Exactly the lines from the start of the data below through the line that contains "import * as" are to be copied, with pictures left out.

[START]

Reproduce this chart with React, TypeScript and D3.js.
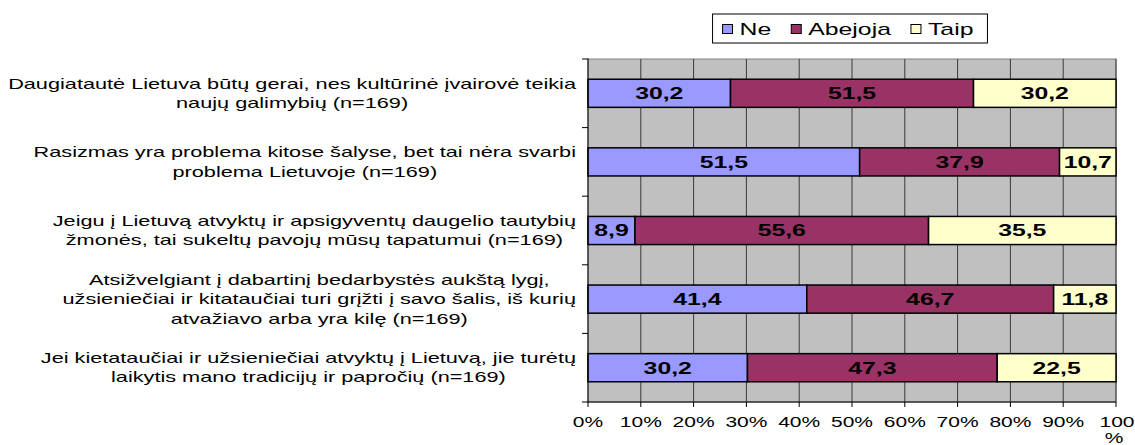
import { useEffect, useRef } from "react";
import * as d3 from "d3";

// category labels, already wrapped the way the chart shows them
const categories: string[][] = [
  ["Daugiatautė Lietuva būtų gerai, nes kultūrinė įvairovė teikia", "naujų galimybių (n=169)"],
  ["Rasizmas yra problema kitose šalyse, bet tai nėra svarbi", "problema Lietuvoje (n=169)"],
  ["Jeigu į Lietuvą atvyktų ir apsigyventų daugelio tautybių", "žmonės, tai sukeltų pavojų mūsų tapatumui (n=169)"],
  [
    "Atsižvelgiant į dabartinį bedarbystės aukštą lygį,",
    "užsieniečiai ir kitataučiai turi grįžti į savo šalis, iš kurių",
    "atvažiavo arba yra kilę (n=169)",
  ],
  ["Jei kietataučiai ir užsieniečiai atvyktų į Lietuvą, jie turėtų", "laikytis mano tradicijų ir papročių (n=169)"],
];
const seriesNames = ["Ne", "Abejoja", "Taip"];
const ne = [30.2, 51.5, 8.9, 41.4, 30.2];
const abejoja = [51.5, 37.9, 55.6, 46.7, 47.3];
const taip = [30.2, 10.7, 35.5, 11.8, 22.5];
const colors = ["#9999FF", "#993366", "#FFFFCC"];
const tickValues = [0, 0.1, 0.2, 0.3, 0.4, 0.5, 0.6, 0.7, 0.8, 0.9, 1];
const tickLabels = ["0%", "10%", "20%", "30%", "40%", "50%", "60%", "70%", "80%", "90%", "100%"];

const FONT = "'Liberation Sans', Arial, sans-serif";
// the original is rendered horizontally stretched
const CAT_SX = 1.55;
const VAL_SX = 1.55;
const TICK_SX = 1.5;
const LEG_SX = 1.55;

const App = () => {
  const svgRef = useRef<SVGSVGElement | null>(null);

  useEffect(() => {
    document.body.style.margin = "0";
    if (!svgRef.current) return;
    const svg = d3.select(svgRef.current);
    svg.selectAll("*").remove();

    const width = 1135;
    const height = 445;
    const margin = { top: 59, right: 19, bottom: 43, left: 588 };

    const rows = categories.map((c, i) => ({
      key: String(i),
      lines: c,
      Ne: ne[i],
      Abejoja: abejoja[i],
      Taip: taip[i],
    }));

    const stack = d3.stack<any>().keys(seriesNames).offset(d3.stackOffsetExpand);
    const stacked = stack(rows);

    const x = d3.scaleLinear().domain([0, 1]).range([margin.left, width - margin.right]);
    const y = d3
      .scaleBand()
      .domain(rows.map((r) => r.key))
      .range([margin.top, height - margin.bottom])
      .paddingInner(0.59)
      .paddingOuter(0.295);

    const fmt = (v: number) => d3.format(".1f")(v).replace(".", ",");

    // stretched text helper
    const stretchText = (
      parent: d3.Selection<any, any, any, any>,
      tx: number,
      ty: number,
      str: string,
      size: number,
      anchor: string,
      weight: string,
      sx: number
    ) => {
      const g = parent.append("g").attr("transform", `translate(${tx},${ty}) scale(${sx},1)`);
      return g
        .append("text")
        .attr("text-anchor", anchor)
        .attr("font-family", FONT)
        .attr("font-size", size)
        .attr("font-weight", weight)
        .attr("fill", "#000")
        .text(str);
    };

    // plot background
    svg
      .append("rect")
      .attr("x", x(0))
      .attr("y", margin.top)
      .attr("width", x(1) - x(0))
      .attr("height", height - margin.bottom - margin.top)
      .attr("fill", "#C0C0C0")
      .attr("stroke", "#808080")
      .attr("stroke-width", 1);

    // vertical gridlines
    svg
      .append("g")
      .selectAll("line")
      .data(tickValues.slice(1))
      .enter()
      .append("line")
      .attr("x1", (d) => x(d))
      .attr("x2", (d) => x(d))
      .attr("y1", margin.top)
      .attr("y2", height - margin.bottom)
      .attr("stroke", "#3a3a3a")
      .attr("stroke-width", 1);

    // bars
    stacked.forEach((layer, si) => {
      svg
        .append("g")
        .selectAll("rect")
        .data(layer)
        .enter()
        .append("rect")
        .attr("x", (d) => x(d[0]))
        .attr("y", (d) => y(d.data.key) ?? 0)
        .attr("width", (d) => x(d[1]) - x(d[0]))
        .attr("height", y.bandwidth())
        .attr("fill", colors[si])
        .attr("stroke", "#000")
        .attr("stroke-width", 1.5);
    });

    // value labels
    const valGroup = svg.append("g");
    stacked.forEach((layer) => {
      layer.forEach((d) => {
        const cx = (x(d[0]) + x(d[1])) / 2;
        const cy = (y(d.data.key) ?? 0) + y.bandwidth() / 2 + 5.8;
        stretchText(valGroup, cx, cy, fmt(d.data[layer.key]), 16, "middle", "bold", VAL_SX);
      });
    });

    // left axis line and ticks at band boundaries
    const axisG = svg.append("g").attr("stroke", "#000").attr("stroke-width", 1);
    axisG
      .append("line")
      .attr("x1", x(0))
      .attr("x2", x(0))
      .attr("y1", margin.top - 0.5)
      .attr("y2", height - margin.bottom);
    const step = y.step();
    const boundaries = d3.range(rows.length + 1).map((i) => margin.top + i * step);
    axisG
      .selectAll("line.yt")
      .data(boundaries)
      .enter()
      .append("line")
      .attr("class", "yt")
      .attr("x1", x(0) - 6)
      .attr("x2", x(0))
      .attr("y1", (d) => d)
      .attr("y2", (d) => d);

    // bottom axis
    axisG
      .append("line")
      .attr("x1", x(0) - 0.5)
      .attr("x2", x(1))
      .attr("y1", height - margin.bottom)
      .attr("y2", height - margin.bottom);
    axisG
      .selectAll("line.xt")
      .data(tickValues)
      .enter()
      .append("line")
      .attr("class", "xt")
      .attr("x1", (d) => x(d))
      .attr("x2", (d) => x(d))
      .attr("y1", height - margin.bottom)
      .attr("y2", height - margin.bottom + 5);

    const tickG = svg.append("g");
    tickValues.forEach((v, i) => {
      const label = tickLabels[i];
      if (label.length > 3) {
        // Excel wrapped "100%" onto two lines
        stretchText(tickG, x(v) + 1, 427, label.slice(0, -1), 14, "middle", "normal", TICK_SX);
        stretchText(tickG, x(v) - 2, 443, label.slice(-1), 14, "middle", "normal", TICK_SX);
      } else {
        stretchText(tickG, x(v), 427, label, 14, "middle", "normal", TICK_SX);
      }
    });

    // category labels: lines centered on each other, block right-aligned to axis
    const catG = svg.append("g");
    const lineH = 19.5;
    rows.forEach((r) => {
      const cy = (y(r.key) ?? 0) + y.bandwidth() / 2;
      const lineY = (li: number) => cy + (li - (r.lines.length - 1) / 2) * lineH + 5;
      const texts = r.lines.map((ln, li) => stretchText(catG, 0, lineY(li), ln, 14, "middle", "normal", CAT_SX));
      const maxW = d3.max(texts, (t) => (t.node() as SVGTextElement).getComputedTextLength() * CAT_SX) ?? 0;
      const cx = 576 - maxW / 2;
      texts.forEach((t, li) => {
        d3.select((t.node() as SVGTextElement).parentNode as SVGGElement).attr(
          "transform",
          `translate(${cx},${lineY(li)}) scale(${CAT_SX},1)`
        );
      });
    });

    // legend
    const leg = svg.append("g");
    const legBox = leg
      .append("rect")
      .attr("y", 14)
      .attr("height", 29)
      .attr("fill", "#fff")
      .attr("stroke", "#000")
      .attr("stroke-width", 1);
    const swW = 10;
    const swGap = 7;
    const itemGap = 20;
    let cursor = 0;
    const items: { sw: any; tx: any; start: number }[] = [];
    seriesNames.forEach((name, i) => {
      const sw = leg
        .append("rect")
        .attr("width", swW)
        .attr("height", 9)
        .attr("y", 24.5)
        .attr("fill", colors[i])
        .attr("stroke", "#000")
        .attr("stroke-width", 1);
      const tx = stretchText(leg, 0, 34.5, name, 16, "start", "normal", LEG_SX);
      const w = (tx.node() as SVGTextElement).getComputedTextLength() * LEG_SX;
      items.push({ sw, tx, start: cursor });
      cursor += swW + swGap + w + itemGap;
    });
    const total = cursor - itemGap;
    const boxW = total + 24;
    const left = 850 - boxW / 2;
    legBox.attr("x", left).attr("width", boxW);
    items.forEach((it) => {
      const sx0 = left + 10 + it.start;
      it.sw.attr("x", sx0);
      d3.select((it.tx.node() as SVGTextElement).parentNode as SVGGElement).attr(
        "transform",
        `translate(${sx0 + swW + swGap},34.5) scale(${LEG_SX},1)`
      );
    });
  }, []);

  return <svg ref={svgRef} width={1135} height={445} style={{ display: "block" }}></svg>;
};

export default App;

[END]

▶ [SOLUTION BELOW]
Reproduce this chart with React, TypeScript and D3.js.
import { useEffect, useRef } from "react";
import * as d3 from "d3";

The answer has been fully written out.